### EXERCISE GOAL
Copy each line of the data below exactly, leaving out pictures.

※ ※ ※

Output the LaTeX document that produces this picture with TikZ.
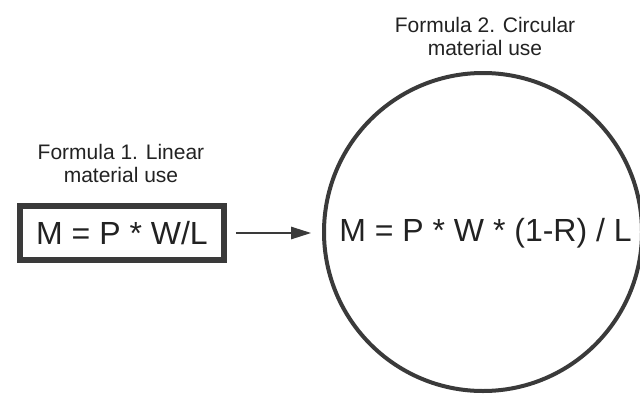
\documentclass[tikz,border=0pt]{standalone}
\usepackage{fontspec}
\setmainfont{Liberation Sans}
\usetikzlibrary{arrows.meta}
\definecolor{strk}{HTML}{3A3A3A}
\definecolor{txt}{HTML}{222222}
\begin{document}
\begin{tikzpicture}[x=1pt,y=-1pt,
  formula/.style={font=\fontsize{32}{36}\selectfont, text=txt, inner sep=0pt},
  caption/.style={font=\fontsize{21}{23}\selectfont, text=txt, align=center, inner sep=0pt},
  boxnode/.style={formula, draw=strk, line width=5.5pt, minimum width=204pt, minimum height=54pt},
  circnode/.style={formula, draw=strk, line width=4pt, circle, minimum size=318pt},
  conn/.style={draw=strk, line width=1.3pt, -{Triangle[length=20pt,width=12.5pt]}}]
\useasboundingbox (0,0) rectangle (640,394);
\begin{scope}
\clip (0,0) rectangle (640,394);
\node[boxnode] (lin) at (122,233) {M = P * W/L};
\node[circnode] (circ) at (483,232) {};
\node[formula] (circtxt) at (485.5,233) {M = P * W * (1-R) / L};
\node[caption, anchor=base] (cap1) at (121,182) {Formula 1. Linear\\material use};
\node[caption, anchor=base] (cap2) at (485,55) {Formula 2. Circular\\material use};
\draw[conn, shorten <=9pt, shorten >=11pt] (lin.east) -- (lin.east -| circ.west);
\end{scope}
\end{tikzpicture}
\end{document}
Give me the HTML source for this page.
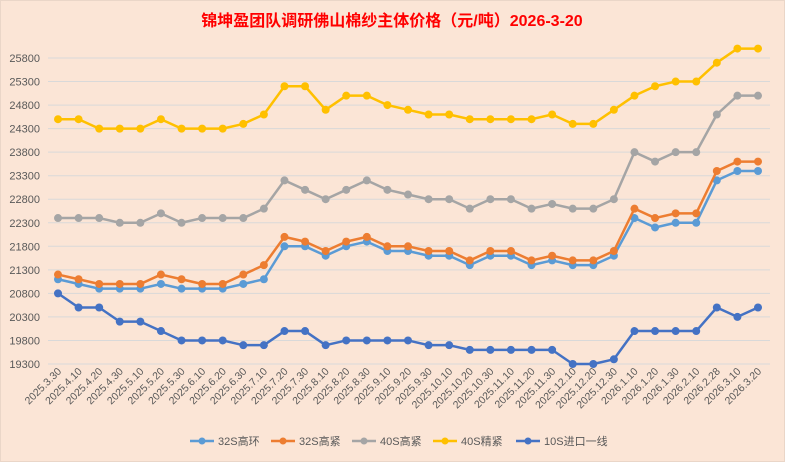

※ ※ ※

### COMPLETED EXERCISE
Output the LaTeX document that produces this picture with TikZ.
\documentclass[tikz,border=0pt]{standalone}
\usepackage{fontspec}
\setmainfont{Liberation Sans}
\usetikzlibrary{arrows.meta}
\definecolor{strk}{HTML}{3A3A3A}
\definecolor{txt}{HTML}{222222}
\begin{document}
\begin{tikzpicture}[x=1pt,y=-1pt,
  formula/.style={font=\fontsize{32}{36}\selectfont, text=txt, inner sep=0pt},
  caption/.style={font=\fontsize{21}{23}\selectfont, text=txt, align=center, inner sep=0pt},
  boxnode/.style={formula, draw=strk, line width=5.5pt, minimum width=204pt, minimum height=54pt},
  circnode/.style={formula, draw=strk, line width=4pt, circle, minimum size=318pt},
  conn/.style={draw=strk, line width=1.3pt, -{Triangle[length=20pt,width=12.5pt]}}]
\useasboundingbox (0,0) rectangle (640,394);
\begin{scope}
\clip (0,0) rectangle (640,394);
\node[boxnode] (lin) at (122,233) {M = P * W/L};
\node[circnode] (circ) at (483,232) {};
\node[formula] (circtxt) at (485.5,233) {M = P * W * (1-R) / L};
\node[caption, anchor=base] (cap1) at (121,182) {Formula 1. Linear\\material use};
\node[caption, anchor=base] (cap2) at (485,55) {Formula 2. Circular\\material use};
\draw[conn, shorten <=9pt, shorten >=11pt] (lin.east) -- (lin.east -| circ.west);
\end{scope}
\end{tikzpicture}
\end{document}
Give me the HTML source for this page.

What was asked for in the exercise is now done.